# Help! Cleaning a rusty bridle/bit???????



## horseloverd2 (Jan 23, 2009)

I have a fairly nice bridle that I really don't want to toss, but it's in pretty bad shape. It's kinda a show bridle with metal along the reins and the bridle itself. It has a chain under the bit that is RUSTY. 

I don't want to use rust cleaner, at least nothing that has harmful chemicals in it. And I don't think Coke is really going to do the trick....


----------



## PoohLP (Jan 15, 2009)

You can try Barkeepers Friend. I used it on an old Pelham I had that had sat in a garage for several years. It takes a lot of elbow grease and your hands will be dry for a couple days afterward, but does the trick. It's made for use on cleaning pans and other metal cook/barware. You can find it in the cleaning aisle at your local grocery store.


----------



## Liberty Valance (Jul 13, 2009)

Something with phosphoric acid is good for etching rust off of metal and it leaves a nice finish, too. That's what the body shops use to clean the panels before they paint (and they mix it with a little alcohol). Naval Jelly has phosphoric acid in it. So does Coca Cola...and yes, it works. You can also go to paint places and they sell prep solutions that are good for cleaning rust off metal...Dupont makes one called Quick Prep and Sherwin Williams has a product called Metal Prep. The nice thing about phosphoric acid products is that they etch rust fairly efficiently and they etch the iron very slowly, so if you need to let it soak on there for a while you can do it without ruining what's under the rust.


----------



## horseloverd2 (Jan 23, 2009)

I think I'm going to try bar keeper's friend first, since I have some of it. Thanks! I'll let you know if it works.


----------



## Tack Collector (Nov 10, 2009)

Liberty Valence said:


> Something with phosphoric acid is good for etching rust off of metal and it leaves a nice finish, too. That's what the body shops use to clean the panels before they paint (and they mix it with a little alcohol). Naval Jelly has phosphoric acid in it. So does Coca Cola...and yes, it works. You can also go to paint places and they sell prep solutions that are good for cleaning rust off metal...Dupont makes one called Quick Prep and Sherwin Williams has a product called Metal Prep. The nice thing about phosphoric acid products is that they etch rust fairly efficiently and they etch the iron very slowly, so if you need to let it soak on there for a while you can do it without ruining what's under the rust.

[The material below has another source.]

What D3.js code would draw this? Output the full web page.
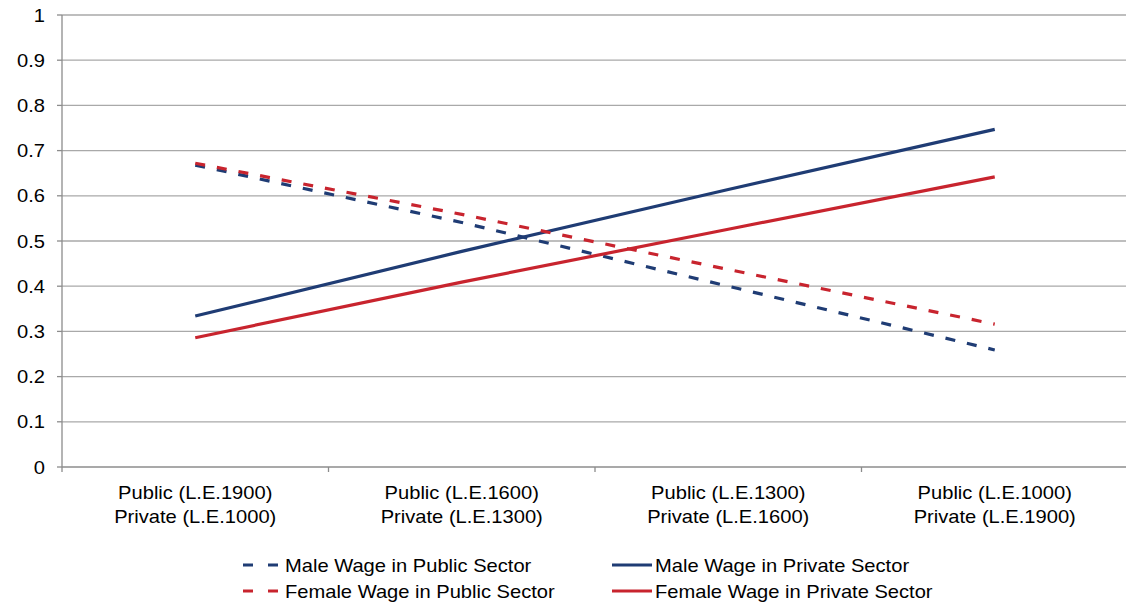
<!DOCTYPE html>
<html><head><meta charset="utf-8">
<script src="https://cdn.jsdelivr.net/npm/d3@7"></script>
<style>body{margin:0;background:#fff}svg{display:block}text{font-family:"Liberation Sans",Arial,sans-serif;fill:#000}</style>
</head><body><svg id="c" width="1126" height="605"></svg>
<script>
const categories = [["Public (L.E.1900)","Private (L.E.1000)"],["Public (L.E.1600)","Private (L.E.1300)"],["Public (L.E.1300)","Private (L.E.1600)"],["Public (L.E.1000)","Private (L.E.1900)"]];
const maleWagePublic = [0.668, 0.541, 0.400, 0.259];
const femaleWagePublic = [0.672, 0.559, 0.437, 0.316];
const maleWagePrivate = [0.334, 0.477, 0.614, 0.747];
const femaleWagePrivate = [0.286, 0.409, 0.526, 0.642];
const yTicks = [0,0.1,0.2,0.3,0.4,0.5,0.6,0.7,0.8,0.9,1];
const yTickLabels = ["0","0.1","0.2","0.3","0.4","0.5","0.6","0.7","0.8","0.9","1"];
const seriesNames = ["Male Wage in Public Sector","Male Wage in Private Sector","Female Wage in Public Sector","Female Wage in Private Sector"];

const BLUE="#1F3C74", RED="#C8242E";
const series = [
 {name:seriesNames[0], values:maleWagePublic, color:BLUE, dash:"10,12"},
 {name:seriesNames[1], values:maleWagePrivate, color:BLUE, dash:null},
 {name:seriesNames[2], values:femaleWagePublic, color:RED, dash:"10,12"},
 {name:seriesNames[3], values:femaleWagePrivate, color:RED, dash:null}
];
const SX=1.15, FS=17.5;
const svg=d3.select("#c");
const L=62, R=1128, T=15, B=467;
const x=d3.scaleBand().domain(d3.range(categories.length)).range([L,R]);
const y=d3.scaleLinear().domain([0,1]).range([B,T]);

// gridlines
svg.append("g").selectAll("line").data(yTicks.filter(d=>d>0)).join("line")
 .attr("x1",L).attr("x2",1126).attr("y1",d=>y(d)).attr("y2",d=>y(d))
 .attr("stroke","#A9A9A9").attr("stroke-width",1.3);
// y axis
svg.append("line").attr("x1",L).attr("x2",L).attr("y1",T).attr("y2",B).attr("stroke","#8C8C8C").attr("stroke-width",1.3);
svg.append("g").selectAll("line").data(yTicks).join("line")
 .attr("x1",L-5).attr("x2",L).attr("y1",d=>y(d)).attr("y2",d=>y(d)).attr("stroke","#8C8C8C").attr("stroke-width",1.3);
svg.append("g").selectAll("text").data(yTicks).join("text")
 .attr("transform",d=>`translate(45,${y(d)+6.5}) scale(${SX},1)`)
 .attr("text-anchor","end").attr("font-size",FS).text((d,i)=>yTickLabels[i]);
// x axis
svg.append("line").attr("x1",L).attr("x2",1126).attr("y1",B).attr("y2",B).attr("stroke","#8C8C8C").attr("stroke-width",1.3);
svg.append("g").selectAll("line").data(d3.range(categories.length+1)).join("line")
 .attr("x1",d=>L+d*x.bandwidth()).attr("x2",d=>L+d*x.bandwidth()).attr("y1",B).attr("y2",B+5).attr("stroke","#8C8C8C").attr("stroke-width",1.3);
const cg=svg.append("g").selectAll("g").data(categories).join("g");
cg.each(function(c,i){
  const g=d3.select(this);
  c.forEach((t,j)=>g.append("text").attr("transform",`translate(${x(i)+x.bandwidth()/2},${498.5+j*24}) scale(${SX},1)`)
   .attr("text-anchor","middle").attr("font-size",FS).text(t));
});
// lines
const line=d3.line().x((d,i)=>x(i)+x.bandwidth()/2).y(d=>y(d));
svg.append("g").selectAll("path").data(series).join("path")
 .attr("d",s=>line(s.values)).attr("fill","none").attr("stroke",s=>s.color).attr("stroke-width",3.2)
 .attr("stroke-dasharray",s=>s.dash);
// legend
const legPos=[[243,565],[612,565],[243,591],[612,591]];
const lg=svg.append("g").selectAll("g").data(series).join("g").attr("transform",(s,i)=>`translate(${legPos[i][0]},${legPos[i][1]})`);
lg.append("line").attr("x1",0).attr("x2",(s,i)=>i%2?40:35).attr("y1",0).attr("y2",0).attr("stroke",s=>s.color).attr("stroke-width",3.2)
 .attr("stroke-dasharray",s=>s.dash?"10,15":null);
lg.append("text").attr("transform",(s,i)=>`translate(${i%2?43:42},6.5) scale(${SX},1)`).attr("font-size",FS).text(s=>s.name);
</script></body></html>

rotfl. My grandfather had school buses, moving vans, and some assorted "heavy equipment." He cleaned rusted and greasy parts by boiling them in a big washtub of cola. My mother would never let us kids have Coke or Pepsi or any other cola when were were growing up. Said it was not fit to drink. When I went to work for a major chemical company, they made what was at that time the best can lining for colas. Said colas were their most demanding can lining of any foods or beverages, b/c the phosphoric would acid would eat just about anything. lol


----------



## MyBoyPuck (Mar 27, 2009)

Wendy's chili sauce. REALLY! That stuff can turn an old penny into a sparkling new one in about 10 seconds. I bet it works for rust too. If I'm wrong, all you lost is $1 for a small chili.


----------